LASTIST: LArge-Scale Target-Independent STance dataset
DongJae Kim, Yaejin Lee, Minsu Park, Eunil Park
TL;DR
LASTIST addresses the lack of large-scale, target-independent stance datasets in Korean by introducing 563,299 labeled sentences collected from party press releases. The authors employ an active-learning data collection pipeline and KoBERT-based contrastive learning to create and benchmark a target-independent stance task, plus a single-target subset. Key findings show that target-independent stance detection is substantially more challenging than single-target detection, as reflected in lower accuracy and AUROC, highlighting the need for specialized modeling and larger multilingual resources. The dataset and code enable further research on cross-linguistic bias, low-resource language NLP, and robust stance analysis in political discourse.
Abstract
Stance detection has emerged as an area of research in the field of artificial intelligence. However, most research is currently centered on the target-dependent stance detection task, which is based on a person's stance in favor of or against a specific target. Furthermore, most benchmark datasets are based on English, making it difficult to develop models in low-resource languages such as Korean, especially for an emerging field such as stance detection. This study proposes the LArge-Scale Target-Independent STance (LASTIST) dataset to fill this research gap.

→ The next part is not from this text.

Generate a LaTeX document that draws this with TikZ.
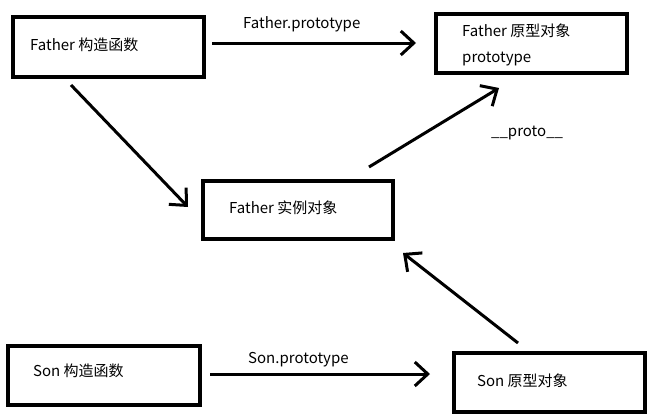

Collected from the press releases of both parties on Korean political parties, the LASTIST dataset uses 563,299 labeled Korean sentences. We provide a detailed description of how we collected and constructed the dataset and trained state-of-the-art deep learning and stance detection models. Our LASTIST dataset is designed for various tasks in stance detection, including target-independent stance detection and diachronic evolution stance detection. We deploy our dataset on https://anonymous.4open.science/r/LASTIST-3721/.